Reading List 2011 : Part Seven
This is the last part of the reviews of my 2011 reading list. I decided to leave off books of poetry and book that I re-read. I may bring up some of the poetry at a later point. I'm working out a series of reviews and they may play into that.
Or not. We will see.
Blue Nights (2011) by Joan Didion
In 2003/2004 Joan Didion was dealing with a lot. Her husband, John Dunne died suddenly and terribly. Her daughter Quintana was in a coma with septic shock. After recuperating a little, Quintana would suddenly die in 2005 just as Didion's book on her husband's death went to print.
In the 6 years since then Didion has kept a low profile. Blue Nights is a sort of summing up. It is a lesser Year of Magical Thinking. A quieter, less focused attempt to deal with aging and the death of a daughter and life as you knew it. I would say it is unsuccessful but it is not that bad. It is just a failed attempt at summing up a life.
I love that Didion had the balls to attempt. Few can talk about themselves as clearly and wonderfully as her, and few have made such an art of spinning self-centered narratives into universal tales. This is a great glance back, a sounding call that Joan Didion is at the end of her life and refuses to go without talking about it as best she can.
Don Quixote Book 1 (1605) by Miguel de Cervantes translator Edith Grossman
We all know about Don Quixote. A man in the later years of his life takes up a tin can helmet and rides a donkey against windmills he thinks are ogres in an attempt at chivalry.
What is interesting is that that moment lasts for one chapter in a gigantic book. A book divided into two equally giant parts of 500+ pages. In those pages Don Quixote attacks priests, frees criminals, leaves a poor boy to be lashed by his master and manages to be beaten numerous times. He also gives us two (yes two) mini-novels written into the story as tales told by travelers to each other.
The wonder of Cervantes is that he shows us both reality and Don Quixote's strange hallucinatory version of it. The prose reads like poetry, like Shakespeare, like Dante. It is comedy and tragedy all in one. I will admit that the going is slow due mostly to the aforementioned mini-novels, they have no bearing on the story of Quixote and are quite lengthy. Fortunately they can be skipped.
I look forward to reading the second part where Quixote must deal with the fame he garnered from the first book. Cervantes breaks the fourth wall and apparently it is great.
To The End Of The Land (2008) by David Grossman
Man, I hated this book.
Not a single likable character. A setting made up of mostly desert and rocks with a few sparse trees. The main push of the plot is the Israeli/Palestinian conflict. Written in the point of view of Israelis there is little on how Palestinians feel about things and I found the moments of doubt in the characters to be shallow.
Basics.
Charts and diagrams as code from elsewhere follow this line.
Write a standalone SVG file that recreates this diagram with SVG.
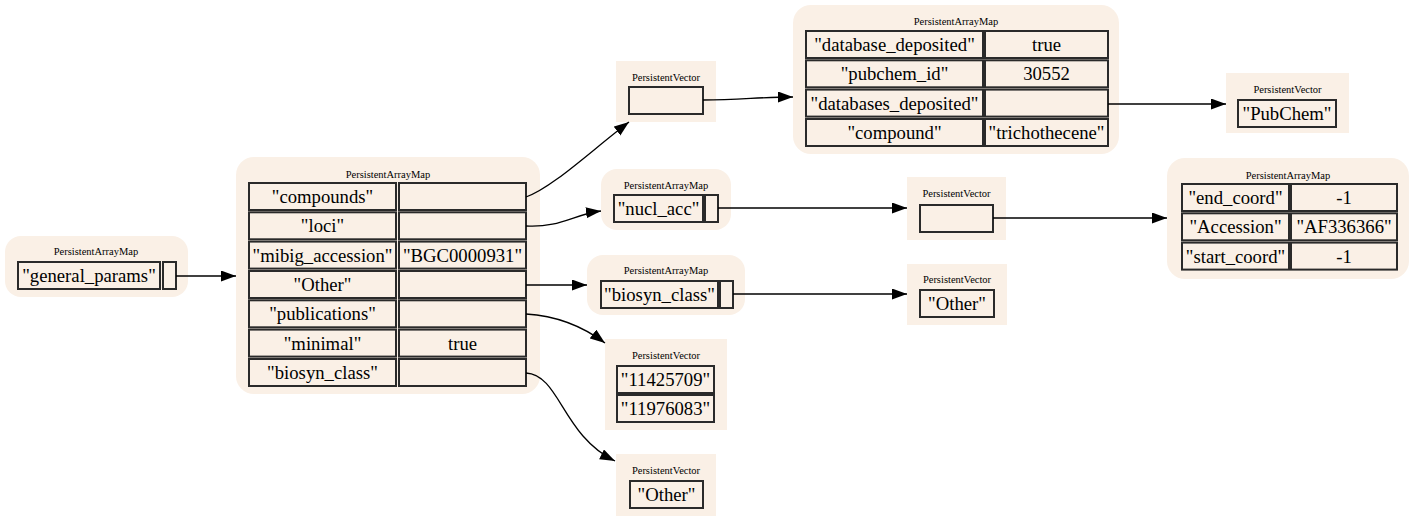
<svg xmlns="http://www.w3.org/2000/svg" width="1412" height="521" viewBox="0 0 1412 521">
<style>
  .map { fill: #faf0e6; stroke: none; }
  .vec { fill: #faf0e6; stroke: none; }
  .cell { fill: none; stroke: #2a2a2a; stroke-width: 2; }
  .title { font-family: 'Liberation Serif', 'Times New Roman', Times, serif; font-size: 10.5px; fill: #000; text-anchor: middle; }
  .txt { font-family: 'Liberation Serif', 'Times New Roman', Times, serif; font-size: 18.7px; fill: #000; text-anchor: middle; }
  .edge { fill: none; stroke: #000; stroke-width: 1.3; }
</style>
<defs>
  <marker id="arrow" markerUnits="userSpaceOnUse" markerWidth="16" markerHeight="12" refX="15" refY="5.5" orient="auto">
    <path d="M0,0 L15,5.5 L0,11 z" fill="#000"/>
  </marker>
</defs>

<g id="root-map">
  <rect class="map" x="5" y="236" width="183" height="61" rx="16"/>
  <text class="title" x="96" y="255">PersistentArrayMap</text>
  <rect class="cell" x="18" y="262" width="142" height="27"/>
  <rect class="cell" x="163" y="262" width="13" height="27"/>
  <text class="txt" x="89" y="282">"general_params"</text>
</g>

<g id="general-params-map">
  <rect class="map" x="236" y="157" width="304" height="237" rx="18"/>
  <text class="title" x="388" y="178">PersistentArrayMap</text>
  <rect class="cell" x="249" y="183" width="147" height="27"/>
  <rect class="cell" x="399" y="183" width="127" height="27"/>
  <text class="txt" x="322.5" y="203">"compounds"</text>
  <rect class="cell" x="249" y="212.3" width="147" height="27"/>
  <rect class="cell" x="399" y="212.3" width="127" height="27"/>
  <text class="txt" x="322.5" y="232.3">"loci"</text>
  <rect class="cell" x="249" y="241.6" width="147" height="27"/>
  <rect class="cell" x="399" y="241.6" width="127" height="27"/>
  <text class="txt" x="322.5" y="261.6">"mibig_accession"</text>
  <text class="txt" x="462.5" y="261.6">"BGC0000931"</text>
  <rect class="cell" x="249" y="271" width="147" height="27"/>
  <rect class="cell" x="399" y="271" width="127" height="27"/>
  <text class="txt" x="322.5" y="291">"Other"</text>
  <rect class="cell" x="249" y="300.3" width="147" height="27"/>
  <rect class="cell" x="399" y="300.3" width="127" height="27"/>
  <text class="txt" x="322.5" y="320.3">"publications"</text>
  <rect class="cell" x="249" y="329.6" width="147" height="27"/>
  <rect class="cell" x="399" y="329.6" width="127" height="27"/>
  <text class="txt" x="322.5" y="349.6">"minimal"</text>
  <text class="txt" x="462.5" y="349.6">true</text>
  <rect class="cell" x="249" y="359" width="147" height="27"/>
  <rect class="cell" x="399" y="359" width="127" height="27"/>
  <text class="txt" x="322.5" y="379">"biosyn_class"</text>
</g>

<g id="compounds-vector">
  <rect class="vec" x="616" y="61" width="100" height="61"/>
  <text class="title" x="666" y="81">PersistentVector</text>
  <rect class="cell" x="629" y="87" width="74" height="27"/>
</g>

<g id="compound-map">
  <rect class="map" x="793" y="5" width="326" height="149" rx="18"/>
  <text class="title" x="956" y="25">PersistentArrayMap</text>
  <rect class="cell" x="806" y="31" width="177" height="27"/>
  <rect class="cell" x="985" y="31" width="123" height="27"/>
  <text class="txt" x="894.5" y="51">"database_deposited"</text>
  <text class="txt" x="1046.5" y="51">true</text>
  <rect class="cell" x="806" y="60.3" width="177" height="27"/>
  <rect class="cell" x="985" y="60.3" width="123" height="27"/>
  <text class="txt" x="894.5" y="80.3">"pubchem_id"</text>
  <text class="txt" x="1046.5" y="80.3">30552</text>
  <rect class="cell" x="806" y="89.6" width="177" height="27"/>
  <rect class="cell" x="985" y="89.6" width="123" height="27"/>
  <text class="txt" x="894.5" y="109.6">"databases_deposited"</text>
  <rect class="cell" x="806" y="119" width="177" height="27"/>
  <rect class="cell" x="985" y="119" width="123" height="27"/>
  <text class="txt" x="894.5" y="139">"compound"</text>
  <text class="txt" x="1046.5" y="139">"trichothecene"</text>
</g>

<g id="databases-vector">
  <rect class="vec" x="1226" y="73" width="123" height="60"/>
  <text class="title" x="1287.5" y="93">PersistentVector</text>
  <rect class="cell" x="1238" y="100" width="98" height="27"/>
  <text class="txt" x="1287" y="120">"PubChem"</text>
</g>

<g id="loci-map">
  <rect class="map" x="601" y="169" width="130" height="61" rx="16"/>
  <text class="title" x="666" y="189">PersistentArrayMap</text>
  <rect class="cell" x="614" y="195" width="89" height="27"/>
  <rect class="cell" x="705" y="195" width="13" height="27"/>
  <text class="txt" x="658.5" y="215">"nucl_acc"</text>
</g>

<g id="nucl-acc-vector">
  <rect class="vec" x="907" y="177" width="99" height="63"/>
  <text class="title" x="956.5" y="197">PersistentVector</text>
  <rect class="cell" x="920" y="205" width="73" height="27"/>
</g>

<g id="accession-map">
  <rect class="map" x="1167" y="158" width="242" height="121" rx="18"/>
  <text class="title" x="1288" y="179">PersistentArrayMap</text>
  <rect class="cell" x="1182" y="184" width="107" height="27"/>
  <rect class="cell" x="1291" y="184" width="106" height="27"/>
  <text class="txt" x="1235.5" y="204">"end_coord"</text>
  <text class="txt" x="1344" y="204">-1</text>
  <rect class="cell" x="1182" y="213.3" width="107" height="27"/>
  <rect class="cell" x="1291" y="213.3" width="106" height="27"/>
  <text class="txt" x="1235.5" y="233.3">"Accession"</text>
  <text class="txt" x="1344" y="233.3">"AF336366"</text>
  <rect class="cell" x="1182" y="242.6" width="107" height="27"/>
  <rect class="cell" x="1291" y="242.6" width="106" height="27"/>
  <text class="txt" x="1235.5" y="262.6">"start_coord"</text>
  <text class="txt" x="1344" y="262.6">-1</text>
</g>

<g id="other-map">
  <rect class="map" x="587" y="255" width="158" height="60" rx="16"/>
  <text class="title" x="666" y="274">PersistentArrayMap</text>
  <rect class="cell" x="601" y="281" width="117" height="27"/>
  <rect class="cell" x="720" y="281" width="13" height="27"/>
  <text class="txt" x="659.5" y="301">"biosyn_class"</text>
</g>

<g id="other-vector">
  <rect class="vec" x="907" y="264" width="100" height="61"/>
  <text class="title" x="957" y="283">PersistentVector</text>
  <rect class="cell" x="920" y="290" width="74" height="27"/>
  <text class="txt" x="957" y="310">"Other"</text>
</g>

<g id="publications-vector">
  <rect class="vec" x="605" y="339" width="122" height="91"/>
  <text class="title" x="666" y="359">PersistentVector</text>
  <rect class="cell" x="617" y="366" width="97" height="27"/>
  <text class="txt" x="665.5" y="386">"11425709"</text>
  <rect class="cell" x="617" y="395" width="97" height="27"/>
  <text class="txt" x="665.5" y="415">"11976083"</text>
</g>

<g id="biosyn-class-vector">
  <rect class="vec" x="616" y="454" width="100" height="62"/>
  <text class="title" x="666" y="474">PersistentVector</text>
  <rect class="cell" x="630" y="481" width="73" height="27"/>
  <text class="txt" x="666.5" y="501">"Other"</text>
</g>

<!-- edges are drawn last so they stay visible over the node backgrounds -->
<g id="connectors">
  <path class="edge" marker-end="url(#arrow)" d="M176,276 L236,276"/>
  <path class="edge" marker-end="url(#arrow)" d="M526,197 C552,188 592,150 629,122"/>
  <path class="edge" marker-end="url(#arrow)" d="M526,226 C560,228 575,214 601,211"/>
  <path class="edge" marker-end="url(#arrow)" d="M526,285 L587,285"/>
  <path class="edge" marker-end="url(#arrow)" d="M526,314 C560,316 585,328 605,343"/>
  <path class="edge" marker-end="url(#arrow)" d="M526,373 C560,375 562,435 615,461"/>
  <path class="edge" marker-end="url(#arrow)" d="M703,100 C740,100 760,97 793,97"/>
  <path class="edge" marker-end="url(#arrow)" d="M1108,104 L1226,104"/>
  <path class="edge" marker-end="url(#arrow)" d="M718,208 L907,208"/>
  <path class="edge" marker-end="url(#arrow)" d="M993,218 L1167,218"/>
  <path class="edge" marker-end="url(#arrow)" d="M733,294 L907,294"/>
</g>
</svg>
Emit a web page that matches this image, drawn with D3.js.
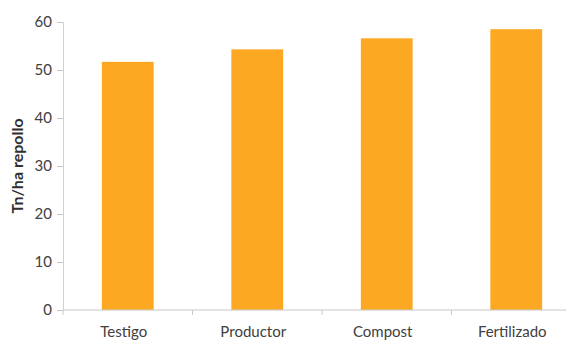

A woman's youngest son is off to war. She freaks out and decides that if she leaves her house the military cannot come tell her that the boy has died. If he dies. IF. She grabs an ex-lover and they go for a hike in the wilderness. As they walk she tells of her sons and husband. It turns out that the ex is the father of the youngest son and that the husband knows and the son does not.
I wish there was more. But that's it. It unspools in long rambling dialogue. Everyone has horrible lives, everything is sad. This is the most heavy-handed of heavy-handed stories.
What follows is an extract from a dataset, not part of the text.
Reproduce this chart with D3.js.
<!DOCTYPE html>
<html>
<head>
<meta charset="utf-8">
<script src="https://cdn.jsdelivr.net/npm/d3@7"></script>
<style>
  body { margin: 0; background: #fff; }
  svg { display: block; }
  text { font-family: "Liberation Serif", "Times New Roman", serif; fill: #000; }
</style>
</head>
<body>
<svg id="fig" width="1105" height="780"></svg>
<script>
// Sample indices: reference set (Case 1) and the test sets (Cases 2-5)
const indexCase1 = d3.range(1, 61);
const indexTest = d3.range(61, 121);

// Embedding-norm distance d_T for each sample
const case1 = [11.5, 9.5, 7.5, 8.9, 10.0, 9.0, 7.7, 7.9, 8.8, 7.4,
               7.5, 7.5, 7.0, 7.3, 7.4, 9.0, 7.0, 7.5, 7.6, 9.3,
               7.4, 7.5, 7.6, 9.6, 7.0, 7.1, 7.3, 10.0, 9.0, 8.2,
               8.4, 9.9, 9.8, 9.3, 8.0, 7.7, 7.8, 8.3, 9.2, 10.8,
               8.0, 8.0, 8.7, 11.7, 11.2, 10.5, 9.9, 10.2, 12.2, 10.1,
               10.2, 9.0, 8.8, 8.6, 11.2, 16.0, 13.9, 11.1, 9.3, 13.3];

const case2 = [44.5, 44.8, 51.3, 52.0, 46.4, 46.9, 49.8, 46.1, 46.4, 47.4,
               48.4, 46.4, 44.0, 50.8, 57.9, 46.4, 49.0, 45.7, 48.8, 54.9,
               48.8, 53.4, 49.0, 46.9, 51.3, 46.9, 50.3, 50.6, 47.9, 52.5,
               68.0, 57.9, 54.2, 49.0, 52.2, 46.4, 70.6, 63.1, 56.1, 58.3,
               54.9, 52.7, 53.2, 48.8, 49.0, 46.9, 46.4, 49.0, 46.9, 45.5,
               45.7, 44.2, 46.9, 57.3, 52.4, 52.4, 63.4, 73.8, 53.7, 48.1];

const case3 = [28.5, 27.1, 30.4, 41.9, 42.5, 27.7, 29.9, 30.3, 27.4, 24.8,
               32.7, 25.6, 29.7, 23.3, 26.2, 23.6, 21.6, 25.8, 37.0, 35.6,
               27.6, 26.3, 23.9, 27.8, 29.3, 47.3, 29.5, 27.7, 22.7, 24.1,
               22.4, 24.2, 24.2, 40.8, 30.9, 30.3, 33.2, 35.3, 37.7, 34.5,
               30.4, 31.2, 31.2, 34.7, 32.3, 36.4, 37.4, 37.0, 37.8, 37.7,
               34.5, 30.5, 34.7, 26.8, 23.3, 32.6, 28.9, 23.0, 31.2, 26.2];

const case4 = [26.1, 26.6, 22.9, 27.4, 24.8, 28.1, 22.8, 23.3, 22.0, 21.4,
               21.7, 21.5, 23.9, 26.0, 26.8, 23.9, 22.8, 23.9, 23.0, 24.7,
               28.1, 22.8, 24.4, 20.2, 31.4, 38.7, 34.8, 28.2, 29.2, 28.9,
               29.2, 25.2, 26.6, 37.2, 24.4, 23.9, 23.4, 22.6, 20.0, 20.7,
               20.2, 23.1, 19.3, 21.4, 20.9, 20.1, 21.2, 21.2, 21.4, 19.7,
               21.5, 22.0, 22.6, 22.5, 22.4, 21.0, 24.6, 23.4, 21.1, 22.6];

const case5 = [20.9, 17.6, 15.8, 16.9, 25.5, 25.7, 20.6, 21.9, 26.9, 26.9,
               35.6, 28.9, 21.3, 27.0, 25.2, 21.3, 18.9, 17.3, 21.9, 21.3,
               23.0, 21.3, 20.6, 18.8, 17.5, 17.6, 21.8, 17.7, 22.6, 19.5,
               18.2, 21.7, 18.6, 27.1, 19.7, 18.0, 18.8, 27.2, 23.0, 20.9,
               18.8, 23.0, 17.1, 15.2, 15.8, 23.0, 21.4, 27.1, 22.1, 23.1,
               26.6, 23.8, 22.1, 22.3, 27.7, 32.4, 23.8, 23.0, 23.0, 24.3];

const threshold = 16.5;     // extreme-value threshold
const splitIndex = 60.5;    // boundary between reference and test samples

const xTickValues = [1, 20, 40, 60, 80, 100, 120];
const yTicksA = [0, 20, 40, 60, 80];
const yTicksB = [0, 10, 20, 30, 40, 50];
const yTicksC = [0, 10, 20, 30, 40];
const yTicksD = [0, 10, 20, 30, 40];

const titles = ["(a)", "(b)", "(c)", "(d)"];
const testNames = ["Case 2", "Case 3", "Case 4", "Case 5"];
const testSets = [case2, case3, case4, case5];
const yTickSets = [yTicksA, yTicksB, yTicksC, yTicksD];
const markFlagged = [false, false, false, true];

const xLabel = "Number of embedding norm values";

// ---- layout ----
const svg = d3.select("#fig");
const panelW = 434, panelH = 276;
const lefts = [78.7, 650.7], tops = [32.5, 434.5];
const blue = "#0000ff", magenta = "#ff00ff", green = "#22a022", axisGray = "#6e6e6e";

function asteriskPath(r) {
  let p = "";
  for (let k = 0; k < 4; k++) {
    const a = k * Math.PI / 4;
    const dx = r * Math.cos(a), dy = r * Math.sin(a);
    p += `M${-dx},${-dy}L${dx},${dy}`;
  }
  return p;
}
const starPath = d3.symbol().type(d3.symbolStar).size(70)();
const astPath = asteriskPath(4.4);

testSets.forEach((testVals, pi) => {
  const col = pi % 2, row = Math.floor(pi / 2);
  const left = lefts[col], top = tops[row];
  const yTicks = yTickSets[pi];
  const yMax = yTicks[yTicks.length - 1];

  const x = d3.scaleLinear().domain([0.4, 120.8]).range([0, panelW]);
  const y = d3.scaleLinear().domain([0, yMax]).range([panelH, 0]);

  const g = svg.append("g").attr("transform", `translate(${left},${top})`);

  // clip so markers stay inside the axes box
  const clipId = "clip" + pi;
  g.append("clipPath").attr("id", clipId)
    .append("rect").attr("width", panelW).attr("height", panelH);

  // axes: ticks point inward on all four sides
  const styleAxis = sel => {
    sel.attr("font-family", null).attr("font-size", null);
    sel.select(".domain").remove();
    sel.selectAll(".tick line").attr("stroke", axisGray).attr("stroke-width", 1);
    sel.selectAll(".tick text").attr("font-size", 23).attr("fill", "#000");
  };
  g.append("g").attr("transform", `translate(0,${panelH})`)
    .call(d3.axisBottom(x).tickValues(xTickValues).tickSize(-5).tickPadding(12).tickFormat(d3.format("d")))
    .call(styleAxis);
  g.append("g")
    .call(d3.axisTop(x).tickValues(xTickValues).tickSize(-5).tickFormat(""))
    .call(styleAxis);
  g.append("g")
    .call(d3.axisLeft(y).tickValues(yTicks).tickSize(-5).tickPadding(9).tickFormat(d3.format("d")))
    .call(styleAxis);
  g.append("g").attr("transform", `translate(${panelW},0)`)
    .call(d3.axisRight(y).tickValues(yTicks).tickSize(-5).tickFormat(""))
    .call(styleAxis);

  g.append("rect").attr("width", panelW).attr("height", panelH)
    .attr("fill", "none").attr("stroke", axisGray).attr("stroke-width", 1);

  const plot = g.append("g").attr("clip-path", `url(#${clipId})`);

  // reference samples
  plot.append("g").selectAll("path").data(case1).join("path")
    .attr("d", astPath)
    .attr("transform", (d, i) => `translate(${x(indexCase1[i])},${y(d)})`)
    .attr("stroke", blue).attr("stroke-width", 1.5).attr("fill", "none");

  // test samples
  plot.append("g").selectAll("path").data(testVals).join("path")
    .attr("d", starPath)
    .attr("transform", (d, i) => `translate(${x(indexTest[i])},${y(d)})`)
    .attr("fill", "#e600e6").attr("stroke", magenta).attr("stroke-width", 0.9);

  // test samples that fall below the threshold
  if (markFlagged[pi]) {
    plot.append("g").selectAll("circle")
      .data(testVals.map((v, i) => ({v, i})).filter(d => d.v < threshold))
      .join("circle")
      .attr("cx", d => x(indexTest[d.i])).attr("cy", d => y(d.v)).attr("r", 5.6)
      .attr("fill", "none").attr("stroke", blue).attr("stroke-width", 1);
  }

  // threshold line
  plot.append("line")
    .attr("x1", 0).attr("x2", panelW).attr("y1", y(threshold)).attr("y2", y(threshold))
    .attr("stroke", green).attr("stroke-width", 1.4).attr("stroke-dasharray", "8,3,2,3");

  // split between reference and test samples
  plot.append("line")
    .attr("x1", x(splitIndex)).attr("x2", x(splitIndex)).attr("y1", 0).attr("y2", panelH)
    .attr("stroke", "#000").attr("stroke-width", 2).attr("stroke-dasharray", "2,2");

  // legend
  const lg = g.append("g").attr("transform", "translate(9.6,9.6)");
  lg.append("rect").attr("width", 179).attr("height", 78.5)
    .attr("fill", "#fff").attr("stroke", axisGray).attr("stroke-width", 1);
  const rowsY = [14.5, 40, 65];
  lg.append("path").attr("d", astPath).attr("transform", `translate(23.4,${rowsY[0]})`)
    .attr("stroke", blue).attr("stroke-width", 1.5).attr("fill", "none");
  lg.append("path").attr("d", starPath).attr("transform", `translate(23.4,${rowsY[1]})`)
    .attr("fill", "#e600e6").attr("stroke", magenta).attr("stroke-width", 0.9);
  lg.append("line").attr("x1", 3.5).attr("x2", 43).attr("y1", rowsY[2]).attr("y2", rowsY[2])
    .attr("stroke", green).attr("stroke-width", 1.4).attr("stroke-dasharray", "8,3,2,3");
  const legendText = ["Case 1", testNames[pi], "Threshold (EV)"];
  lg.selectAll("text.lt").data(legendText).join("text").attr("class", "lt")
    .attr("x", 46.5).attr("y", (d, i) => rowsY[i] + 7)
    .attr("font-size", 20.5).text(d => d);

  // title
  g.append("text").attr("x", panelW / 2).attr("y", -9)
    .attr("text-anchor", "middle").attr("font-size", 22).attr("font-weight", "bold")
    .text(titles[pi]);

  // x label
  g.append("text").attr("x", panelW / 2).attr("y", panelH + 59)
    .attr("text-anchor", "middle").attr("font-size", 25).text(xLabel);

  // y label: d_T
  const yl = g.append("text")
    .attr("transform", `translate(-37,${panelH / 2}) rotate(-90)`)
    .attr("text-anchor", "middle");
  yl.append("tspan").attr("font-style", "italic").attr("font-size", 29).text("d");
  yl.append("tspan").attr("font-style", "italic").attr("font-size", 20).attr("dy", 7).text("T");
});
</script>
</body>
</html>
I feel bad about not liking it. A lot has been made of the fact that Grossman's son was at war when he was writing the book and that the son died soon after he completed it. And I sympathize with it. Like the protagonist, Grossman wrote to avoid the reality. A sort of pocket of time where the son would forever exist no matter the outcome.
I get it. And I am so not interested in it.